A Pentagon investigation has cast doubt on the Rolling Stones article that led to Gen. Stanley McChrystal’s termination last summer. Investigators were apparently unable to find witnesses who would verify that some of the controversial statements or conversations referenced in the article ever took place. As CBS News reports,

Specifically, the investigation could not confirm quotes attributed to “sources familiar” with a meeting between the president and the Pentagon brass at which McChrystal thought the then newly elected president looked “uncomfortable and intimidated,” and it could not confirm quotes attributed to “an adviser” stating that McChrystal was “pretty disappointed” with the president after a one-on-one meeting with the commander-in-chief.

Rolling Stone says that it stands by the story. In a prepared statement, the magazine also criticized the Pentagon’s probe, saying that it “offers no credible source—or indeed, any named source—contradicting the facts as reported in our story.” That’s certainly true, and it obviously leaves the investigation open to doubt.

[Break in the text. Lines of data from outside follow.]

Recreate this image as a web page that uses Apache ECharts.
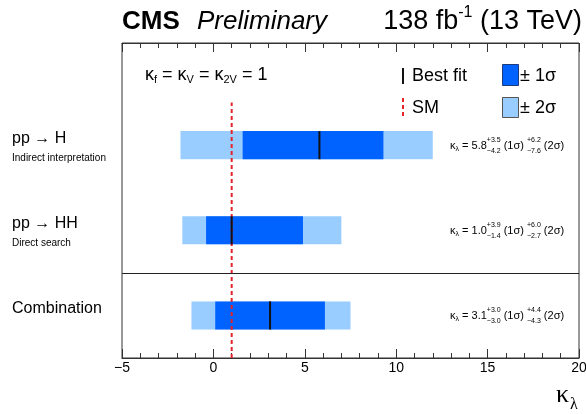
<!DOCTYPE html>
<html>
<head>
<meta charset="utf-8">
<script src="https://cdn.jsdelivr.net/npm/echarts@6/dist/echarts.min.js"></script>
<style>html,body{margin:0;padding:0;background:#fff}#c{width:586px;height:414px}</style>
</head>
<body>
<div id="c"></div>
<script>
// ---- data ----
const categories = ['pp \u2192 H', 'pp \u2192 HH', 'Combination'];
const subtitles = ['Indirect interpretation', 'Direct search', ''];
const rowPos = [2.5, 1.5, 0.5];
const bestFit = [5.8, 1.0, 3.1];
const err1Up = [3.5, 3.9, 3.0];
const err1Down = [4.2, 1.4, 3.0];
const err2Up = [6.2, 6.0, 4.4];
const err2Down = [7.6, 2.7, 4.3];
const smValue = 1.0;
const separatorPos = 1.0;
const xTicks = [-5, 0, 5, 10, 15, 20];

// ---- helpers ----
const SANS = '"Liberation Sans", Arial, sans-serif';
const SERIF = '"Liberation Serif", "Times New Roman", serif';
const mctx = document.createElement('canvas').getContext('2d');
function F(size, extra, fam) { return ((extra || '') + ' ' + size + 'px ' + (fam || SANS)).trim(); }
function T(text, x, y, font, fill) {
  return { type: 'text', x: x, y: y, silent: true,
    style: { text: text, font: font, fill: fill || '#000', textAlign: 'left', align: 'left',
      textVerticalAlign: 'middle', verticalAlign: 'middle' } };
}
function layoutRun(pieces, x0, yc) {
  const els = []; let x = x0;
  for (const p of pieces) {
    const font = F(p.size, p.extra, p.fam);
    mctx.font = font;
    if (p.stack) {
      const w = Math.max(mctx.measureText(p.stack[0]).width, mctx.measureText(p.stack[1]).width);
      els.push(T(p.stack[0], x, yc + p.dy[0], font));
      els.push(T(p.stack[1], x, yc + p.dy[1], font));
      x += w;
    } else {
      els.push(T(p.t, x, yc + (p.dy || 0), font, p.fill));
      x += mctx.measureText(p.t).width;
    }
  }
  return { els: els, width: x - x0 };
}
function measureRun(pieces) { return layoutRun(pieces, 0, 0).width; }
const fmt = v => v.toFixed(1).replace('-', '\u2212');

const BLUE1 = '#0062ff';
const BLUE2 = '#99ccff';
const RED = '#e3242b';
const H = 0.165;

const barData = categories.map((c, i) => [
  bestFit[i], rowPos[i],
  bestFit[i] - err2Down[i], bestFit[i] + err2Up[i],
  bestFit[i] - err1Down[i], bestFit[i] + err1Up[i], i
]);

function rectFrom(api, x1, x2, y) {
  const a = api.coord([x1, y + H]);
  const b = api.coord([x2, y - H]);
  return { x: a[0], y: a[1], width: b[0] - a[0], height: b[1] - a[1] };
}

// ---- header graphics ----
const graphics = [];
graphics.push(T('CMS', 122, 22, F(26, 'bold')));
graphics.push(T('Preliminary', 197, 22, F(26, 'italic')));
const lumiPieces = [
  { t: '138 fb', size: 27 },
  { t: '-1', size: 16, dy: -9 },
  { t: ' (13 TeV)', size: 27 }
];
const lumiW = measureRun(lumiPieces);
graphics.push(...layoutRun(lumiPieces, 582 - lumiW, 22).els);

const kPieces = [
  { t: '\u03ba', size: 18 }, { t: 'f', size: 11, dy: 5 },
  { t: ' = \u03ba', size: 18 }, { t: 'V', size: 11, dy: 5 },
  { t: ' = \u03ba', size: 18 }, { t: '2V', size: 11, dy: 5 },
  { t: ' = 1', size: 18 }
];
graphics.push(...layoutRun(kPieces, 145, 75).els);

// legend
graphics.push({ type: 'line', silent: true, shape: { x1: 403, y1: 68, x2: 403, y2: 84 }, style: { stroke: '#111', lineWidth: 2 } });
graphics.push(T('Best fit', 412, 76, F(18)));
graphics.push({ type: 'line', silent: true, shape: { x1: 403, y1: 98, x2: 403, y2: 117 }, style: { stroke: RED, lineWidth: 2, lineDash: [4, 3] } });
graphics.push(T('SM', 412, 108, F(18)));
graphics.push({ type: 'rect', silent: true, shape: { x: 502.5, y: 64.5, width: 16, height: 21 }, style: { fill: BLUE1, stroke: '#213a7a', lineWidth: 1 } });
graphics.push(T('\u00b1 1\u03c3', 520, 76, F(18)));
graphics.push({ type: 'rect', silent: true, shape: { x: 502.5, y: 97.5, width: 16, height: 20 }, style: { fill: BLUE2, stroke: '#555', lineWidth: 1 } });
graphics.push(T('\u00b1 2\u03c3', 520, 108, F(18)));

// axis title
graphics.push(T('\u03ba', 556, 395, F(26, '', SERIF)));
graphics.push(T('\u03bb', 570, 405, F(16, '', SERIF)));

const chart = echarts.init(document.getElementById('c'), null, { renderer: 'canvas' });
const axisCommon = {
  type: 'value', min: -5, max: 20, interval: 5,
  axisLine: { show: true, lineStyle: { color: '#333', width: 1 } },
  axisTick: { show: true, inside: true, length: 9, lineStyle: { color: '#333', width: 1 } },
  minorTick: { show: true, splitNumber: 5, length: 5, lineStyle: { color: '#333', width: 1 } },
  splitLine: { show: false }
};
chart.setOption({
  animation: false,
  grid: { left: 122, right: 7, top: 43, bottom: 56, containLabel: false, outerBoundsMode: 'none',
    show: true, borderColor: '#333', borderWidth: 1, backgroundColor: 'transparent' },
  xAxis: [
    Object.assign({}, axisCommon, {
      position: 'bottom',
      axisLabel: { show: true, fontSize: 14, color: '#000', margin: 3, fontFamily: SANS,
        formatter: v => (xTicks.indexOf(v) >= 0 ? String(v).replace('-', '\u2212') : '') }
    }),
    Object.assign({}, axisCommon, { position: 'top', axisLabel: { show: false } })
  ],
  yAxis: { type: 'value', min: 0, max: 3.7, show: false },
  graphic: { elements: graphics },
  series: [
    {
      type: 'custom', name: 'bands', xAxisIndex: 0, z: 2, clip: false,
      data: barData,
      encode: { x: [0, 2, 3, 4, 5], y: 1 },
      renderItem: function (params, api) {
        const y = api.value(1);
        const i = api.value(6);
        const children = [
          { type: 'rect', shape: rectFrom(api, api.value(2), api.value(3), y), style: { fill: BLUE2 } },
          { type: 'rect', shape: rectFrom(api, api.value(4), api.value(5), y), style: { fill: BLUE1 } }
        ];
        const yc = api.coord([0, y])[1];
        children.push(T(categories[i], 12, yc - 6.5, F(16)));
        if (subtitles[i]) children.push(T(subtitles[i], 12, yc + 13, F(10)));
        const ann = [
          { t: '\u03ba', size: 11 }, { t: '\u03bb', size: 7, dy: 3 },
          { t: ' = ' + fmt(bestFit[i]), size: 11 },
          { stack: ['+' + fmt(err1Up[i]), '\u2212' + fmt(err1Down[i])], size: 7, dy: [-6, 5] },
          { t: ' (1\u03c3) ', size: 11 },
          { stack: ['+' + fmt(err2Up[i]), '\u2212' + fmt(err2Down[i])], size: 7, dy: [-6, 5] },
          { t: ' (2\u03c3)', size: 11 }
        ];
        children.push(...layoutRun(ann, 450, yc + 1).els);
        return { type: 'group', children: children };
      },
      markLine: {
        silent: true, symbol: ['none', 'none'], label: { show: false },
        lineStyle: { color: '#222', width: 1, type: 'solid' },
        data: [{ yAxis: separatorPos }]
      }
    },
    {
      type: 'custom', name: 'SM', z: 3, clip: false,
      data: [[smValue, 0, 3.0]],
      encode: { x: 0, y: [1, 2] },
      renderItem: function (params, api) {
        const a = api.coord([api.value(0), api.value(1)]);
        const b = api.coord([api.value(0), api.value(2)]);
        return { type: 'line', shape: { x1: a[0], y1: a[1], x2: b[0], y2: b[1] },
          style: { stroke: RED, lineWidth: 2, lineDash: [4, 3] } };
      }
    },
    {
      type: 'custom', name: 'Best fit', z: 4, clip: false,
      data: barData.map(d => [d[0], d[1]]),
      encode: { x: 0, y: 1 },
      renderItem: function (params, api) {
        const a = api.coord([api.value(0), api.value(1) + H]);
        const b = api.coord([api.value(0), api.value(1) - H]);
        return { type: 'line', shape: { x1: a[0], y1: a[1], x2: b[0], y2: b[1] },
          style: { stroke: '#111', lineWidth: 2 } };
      }
    }
  ]
});
</script>
</body>
</html>
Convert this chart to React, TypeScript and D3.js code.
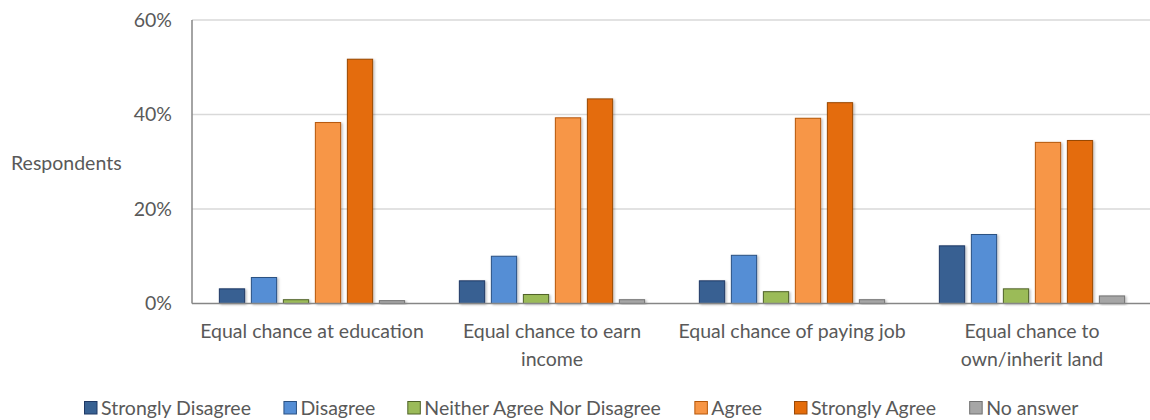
import { scaleBand, scaleLinear } from "d3";

const WIDTH = 1150;
const HEIGHT = 420;
const MARGIN = { top: 20, right: -2, bottom: 116.5, left: 192 };
const FONT = "Lato, 'Open Sans', sans-serif";
const LABEL_SIZE = 19.5;

const categories = [
  ["Equal chance at education"],
  ["Equal chance to earn", "income"],
  ["Equal chance of paying job"],
  ["Equal chance to", "own/inherit land"],
];
const seriesNames = [
  "Strongly Disagree",
  "Disagree",
  "Neither Agree Nor Disagree",
  "Agree",
  "Strongly Agree",
  "No answer",
];
// percent per category, one array per series
const stronglyDisagree = [3.1, 4.8, 4.8, 12.2];
const disagree = [5.5, 10.0, 10.2, 14.6];
const neither = [0.8, 1.9, 2.5, 3.1];
const agree = [38.3, 39.3, 39.2, 34.1];
const stronglyAgree = [51.7, 43.3, 42.5, 34.5];
const noAnswer = [0.6, 0.8, 0.8, 1.6];
const yTicks = [0, 20, 40, 60];

const seriesValues = [stronglyDisagree, disagree, neither, agree, stronglyAgree, noAnswer];
const fills = ["#386192", "#558ED5", "#9BBB59", "#F79646", "#E46C0A", "#A6A6A6"];
const strokes = ["#1F3864", "#2A5182", "#4F6228", "#B65708", "#984807", "#717171"];

function measure(text: string, size: number) {
  const ctx = document.createElement("canvas").getContext("2d");
  if (!ctx) return text.length * size * 0.45;
  ctx.font = `${size}px Lato`;
  return ctx.measureText(text).width;
}

export default function App() {
  const plotBottom = HEIGHT - MARGIN.bottom;
  const xGroup = scaleBand<number>()
    .domain(categories.map((_, i) => i))
    .range([MARGIN.left, WIDTH - MARGIN.right])
    .padding(0);
  const xInner = scaleBand<number>()
    .domain(seriesNames.map((_, i) => i))
    .range([0, xGroup.bandwidth()])
    .paddingInner(0.21)
    .paddingOuter(0.855);
  const y = scaleLinear().domain([0, 60]).range([plotBottom, MARGIN.top]);

  // legend layout
  let cursor = 84;
  const legendItems = seriesNames.map((name, i) => {
    const x = cursor;
    cursor += 17 + measure(name, LABEL_SIZE) + 32;
    return { name, x, i };
  });

  return (
    <div style={{ position: "absolute", left: 0, top: 0 }}>
      <svg width={WIDTH} height={HEIGHT} viewBox={`0 0 ${WIDTH} ${HEIGHT}`} style={{ display: "block" }}>
        <defs>
          <filter id="shadow" x="-20%" y="-20%" width="150%" height="150%">
            <feDropShadow dx="1.5" dy="1" stdDeviation="0.8" floodColor="#000" floodOpacity="0.25" />
          </filter>
        </defs>
        <rect width={WIDTH} height={HEIGHT} fill="#fff" />
        {yTicks.map((t) => (
          <g key={t}>
            {t > 0 && (
              <line x1={MARGIN.left} x2={WIDTH} y1={y(t)} y2={y(t)} stroke="#D9D9D9" strokeWidth={1.5} />
            )}
            <text
              x={172}
              y={y(t)}
              dy="0.35em"
              textAnchor="end"
              fontFamily={FONT}
              fontSize={LABEL_SIZE}
              fill="#595959"
            >
              {t}%
            </text>
          </g>
        ))}
        <text x={11} y={170} fontFamily={FONT} fontSize={LABEL_SIZE} fill="#595959">
          Respondents
        </text>
        {categories.map((_, ci) => (
          <g key={ci} transform={`translate(${xGroup(ci)},0)`}>
            {seriesValues.map((vals, si) => (
              <rect
                key={si}
                x={xInner(si)}
                y={y(vals[ci])}
                width={xInner.bandwidth()}
                height={plotBottom - y(vals[ci])}
                fill={fills[si]}
                stroke={strokes[si]}
                strokeWidth={1}
                filter="url(#shadow)"
              />
            ))}
          </g>
        ))}
        <line x1={MARGIN.left} x2={MARGIN.left} y1={MARGIN.top} y2={plotBottom} stroke="#868686" strokeWidth={1.5} />
        <line x1={MARGIN.left} x2={WIDTH} y1={plotBottom} y2={plotBottom} stroke="#868686" strokeWidth={1.5} />
        {categories.map((lines, ci) => (
          <text
            key={ci}
            x={(xGroup(ci) ?? 0) + xGroup.bandwidth() / 2}
            y={338}
            textAnchor="middle"
            fontFamily={FONT}
            fontSize={LABEL_SIZE}
            fill="#595959"
          >
            {lines.map((l, li) => (
              <tspan key={li} x={(xGroup(ci) ?? 0) + xGroup.bandwidth() / 2} dy={li === 0 ? 0 : 28}>
                {l}
              </tspan>
            ))}
          </text>
        ))}
        {legendItems.map(({ name, x, i }) => (
          <g key={name}>
            <rect x={x + 0.5} y={401.5} width={12.5} height={12.5} fill={fills[i]} stroke={strokes[i]} strokeWidth={1} />
            <text x={x + 17} y={415} fontFamily={FONT} fontSize={LABEL_SIZE} fill="#595959">
              {name}
            </text>
          </g>
        ))}
      </svg>
    </div>
  );
}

But it’s more than a little ironic that Rolling Stone is complaining about anonymous sources, since that’s what the bulk of its McChrystal exposé was based on. Not only was the anonymous sourcing a big part of what made the article so controversial in the first place, but also what increased the government’s difficulty in investigating the veracity of the claims.

The probe obviously doesn’t shut the door on this case. It’s possible that the article was accurate, and there are plenty of reasons why witnesses may have been hesitant to talk to investigators about the issue. But the investigation does go a long way toward clearing McChrystal’s name, at least officially.